There might be even less money, with a threat from the European Parliament to cut agricultural science. Christian Ehler, a lead rapporteur on Horizon Europe for the Parliament, has questioned the wisdom of setting aside €10 billion for research in this area.
“We are proposing to triple investment here,” Ehler said recently. “Obviously I doubt that this should be the priority for a research programme.” He declined to say how much should be invested in agriculture R&D. “It would be my sudden death,” he said. An amendment in his report on Horizon Europe leaves the budget for this unspecified.
Fields such quantum technology are a bigger priority, Ehler said. “Is Europe about agricultural subsidies, or would we like to see ourselves eye to eye with the ambitions of China?”
Risk of standing still
Farms in Europe that cannot afford the latest technology are at risk of standing still, attendees heard.

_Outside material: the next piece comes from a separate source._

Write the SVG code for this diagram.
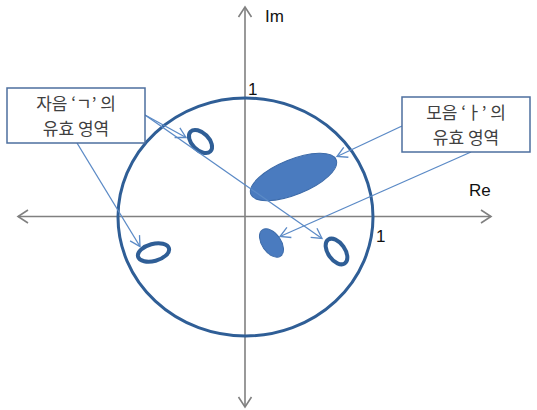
<svg xmlns="http://www.w3.org/2000/svg" width="537" height="410" viewBox="0 0 537 410">
<style>
.axis{stroke:#808080;stroke-width:1.6;fill:none}
.conn{stroke:#5b8ac6;stroke-width:1.3;fill:none}
.ring{stroke:#2f5e96;stroke-width:4;fill:none}
.blob{fill:#4a7bbf;stroke:#3c6aa8;stroke-width:1}
.box{fill:#ffffff;stroke:#4d6f9f;stroke-width:1.5}
.kt{font-family:"Noto Sans CJK KR","Noto Sans",sans-serif;font-size:17px;fill:#404040;text-anchor:middle}
.lt{font-family:"Liberation Sans","Noto Sans",sans-serif;font-size:17px;fill:#111111}
</style>
<defs>
<marker id="axArrow" markerUnits="userSpaceOnUse" viewBox="-12 -9 14 18" refX="0" refY="0" markerWidth="14" markerHeight="18" orient="auto-start-reverse">
<path d="M-10,-6.5 L0,0 L-10,6.5" fill="none" stroke="#808080" stroke-width="1.6"/>
</marker>
<marker id="lnArrow" markerUnits="userSpaceOnUse" viewBox="-12 -8 14 16" refX="0" refY="0" markerWidth="14" markerHeight="16" orient="auto">
<path d="M-10,-5.5 L0,0 L-10,5.5" fill="none" stroke="#5b8ac6" stroke-width="1.3"/>
</marker>
</defs>
<rect width="537" height="410" fill="#ffffff"/>
<g id="axes">
<line class="axis" x1="18" y1="216.5" x2="491" y2="216.5" marker-start="url(#axArrow)" marker-end="url(#axArrow)"/>
<line class="axis" x1="245" y1="7" x2="245" y2="407" marker-start="url(#axArrow)" marker-end="url(#axArrow)"/>
<text class="lt" x="265" y="22">Im</text>
<text class="lt" x="469" y="196">Re</text>
<text class="lt" x="248" y="95">1</text>
<text class="lt" x="376" y="242">1</text>
</g>
<g id="unit-circle">
<ellipse cx="245.5" cy="217" rx="127.5" ry="119" fill="none" stroke="#2f5e96" stroke-width="3"/>
</g>
<g id="vowel-region-large">
<ellipse class="blob" cx="293.5" cy="177" rx="46" ry="17.5" transform="rotate(-22 293.5 177)"/>
</g>
<g id="vowel-region-small">
<ellipse class="blob" cx="271.5" cy="243" rx="16" ry="9.5" transform="rotate(55 271.5 243)"/>
</g>
<g id="consonant-region-1">
<ellipse class="ring" cx="200.5" cy="141.5" rx="14" ry="8.5" transform="rotate(45 200.5 141.5)"/>
</g>
<g id="consonant-region-2">
<ellipse class="ring" cx="153.5" cy="252.5" rx="16" ry="8.5" transform="rotate(-15 153.5 252.5)"/>
</g>
<g id="consonant-region-3">
<ellipse class="ring" cx="336.5" cy="251.5" rx="14.5" ry="8.5" transform="rotate(55 336.5 251.5)"/>
</g>
<g id="connectors">
<line class="conn" x1="145" y1="115" x2="186" y2="137.5" marker-end="url(#lnArrow)"/>
<line class="conn" x1="145" y1="115" x2="322" y2="238.5" marker-end="url(#lnArrow)"/>
<line class="conn" x1="77" y1="143" x2="140" y2="246.5" marker-end="url(#lnArrow)"/>
<line class="conn" x1="402" y1="126" x2="337" y2="156.5" marker-end="url(#lnArrow)"/>
<line class="conn" x1="471" y1="152" x2="280" y2="236.5" marker-end="url(#lnArrow)"/>
</g>
<g id="label-consonant">
<rect class="box" x="7" y="88" width="138" height="55"/>
<text class="kt"><tspan x="76" y="110">자음 ‘ㄱ’ 의</tspan><tspan x="76" y="135">유효 영역</tspan></text>
</g>
<g id="label-vowel">
<rect class="box" x="402" y="97" width="128" height="55"/>
<text class="kt"><tspan x="466" y="119">모음 ‘ㅏ’ 의</tspan><tspan x="466" y="144">유효 영역</tspan></text>
</g>
</svg>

“Farmers typically inherit their business [rather than grow it up from the bottom] – they are not used to making innovations,” said Peter Pickel, deputy director of the European Technology Innovation Center at John Deere, a global machinery manufacturer. “They are not used to doing research. The idea of changing farmers into innovators is very good but the financial incentive is not enough. We need to offer free consultancy.”
Plewa acknowledged that older farmers are less likely to take up new research or technology.
“We have a problem. There are different farmers. Some are old and not necessarily so interested in new technologies. Younger farmers [below 40 years] adopt new approaches much more easily,” he said.
Still, he remains “a little bit more optimistic” than others. “I think if science and innovators deliver good products to farmers, they will be keen to use them.”